• [Task to complete]: Write out the listing below in full and exactly, leaving out every picture.

• [Collected material]:
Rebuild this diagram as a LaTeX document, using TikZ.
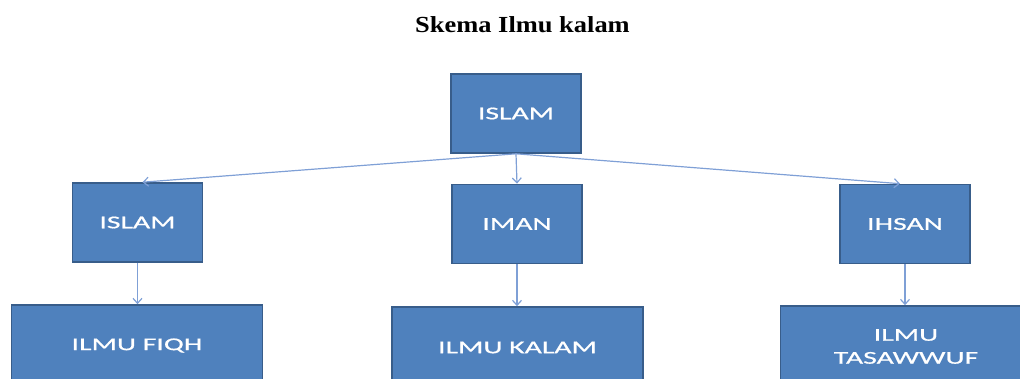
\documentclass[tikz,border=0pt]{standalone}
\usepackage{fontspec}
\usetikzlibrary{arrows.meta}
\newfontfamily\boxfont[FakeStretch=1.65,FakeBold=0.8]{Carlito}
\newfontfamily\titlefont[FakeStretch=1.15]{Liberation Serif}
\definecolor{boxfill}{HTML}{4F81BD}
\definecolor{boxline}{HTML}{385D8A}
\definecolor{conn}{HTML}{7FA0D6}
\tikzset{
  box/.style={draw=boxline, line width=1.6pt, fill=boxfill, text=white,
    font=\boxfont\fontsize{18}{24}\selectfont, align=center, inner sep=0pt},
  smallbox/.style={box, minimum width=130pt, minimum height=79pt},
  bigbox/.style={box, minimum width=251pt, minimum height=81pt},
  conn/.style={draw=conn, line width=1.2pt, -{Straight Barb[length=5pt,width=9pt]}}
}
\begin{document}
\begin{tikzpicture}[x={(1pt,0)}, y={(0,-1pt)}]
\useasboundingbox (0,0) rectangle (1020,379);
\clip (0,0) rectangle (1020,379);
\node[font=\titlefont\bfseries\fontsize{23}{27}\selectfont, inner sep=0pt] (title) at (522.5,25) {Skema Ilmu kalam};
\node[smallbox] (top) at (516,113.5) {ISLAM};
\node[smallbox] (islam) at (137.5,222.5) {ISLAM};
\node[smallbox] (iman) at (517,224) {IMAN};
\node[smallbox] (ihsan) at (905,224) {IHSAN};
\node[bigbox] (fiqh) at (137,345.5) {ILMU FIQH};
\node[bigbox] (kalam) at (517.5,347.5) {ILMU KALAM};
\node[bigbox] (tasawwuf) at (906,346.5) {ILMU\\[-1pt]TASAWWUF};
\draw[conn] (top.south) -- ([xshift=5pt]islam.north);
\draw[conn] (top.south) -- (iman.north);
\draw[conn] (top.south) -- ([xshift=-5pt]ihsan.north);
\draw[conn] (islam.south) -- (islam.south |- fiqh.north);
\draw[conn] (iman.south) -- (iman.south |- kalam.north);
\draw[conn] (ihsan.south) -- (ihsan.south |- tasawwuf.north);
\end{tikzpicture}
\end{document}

• [Answer in full]:
Rebuild this diagram as a LaTeX document, using TikZ.
\documentclass[tikz,border=0pt]{standalone}
\usepackage{fontspec}
\usetikzlibrary{arrows.meta}
\newfontfamily\boxfont[FakeStretch=1.65,FakeBold=0.8]{Carlito}
\newfontfamily\titlefont[FakeStretch=1.15]{Liberation Serif}
\definecolor{boxfill}{HTML}{4F81BD}
\definecolor{boxline}{HTML}{385D8A}
\definecolor{conn}{HTML}{7FA0D6}
\tikzset{
  box/.style={draw=boxline, line width=1.6pt, fill=boxfill, text=white,
    font=\boxfont\fontsize{18}{24}\selectfont, align=center, inner sep=0pt},
  smallbox/.style={box, minimum width=130pt, minimum height=79pt},
  bigbox/.style={box, minimum width=251pt, minimum height=81pt},
  conn/.style={draw=conn, line width=1.2pt, -{Straight Barb[length=5pt,width=9pt]}}
}
\begin{document}
\begin{tikzpicture}[x={(1pt,0)}, y={(0,-1pt)}]
\useasboundingbox (0,0) rectangle (1020,379);
\clip (0,0) rectangle (1020,379);
\node[font=\titlefont\bfseries\fontsize{23}{27}\selectfont, inner sep=0pt] (title) at (522.5,25) {Skema Ilmu kalam};
\node[smallbox] (top) at (516,113.5) {ISLAM};
\node[smallbox] (islam) at (137.5,222.5) {ISLAM};
\node[smallbox] (iman) at (517,224) {IMAN};
\node[smallbox] (ihsan) at (905,224) {IHSAN};
\node[bigbox] (fiqh) at (137,345.5) {ILMU FIQH};
\node[bigbox] (kalam) at (517.5,347.5) {ILMU KALAM};
\node[bigbox] (tasawwuf) at (906,346.5) {ILMU\\[-1pt]TASAWWUF};
\draw[conn] (top.south) -- ([xshift=5pt]islam.north);
\draw[conn] (top.south) -- (iman.north);
\draw[conn] (top.south) -- ([xshift=-5pt]ihsan.north);
\draw[conn] (islam.south) -- (islam.south |- fiqh.north);
\draw[conn] (iman.south) -- (iman.south |- kalam.north);
\draw[conn] (ihsan.south) -- (ihsan.south |- tasawwuf.north);
\end{tikzpicture}
\end{document}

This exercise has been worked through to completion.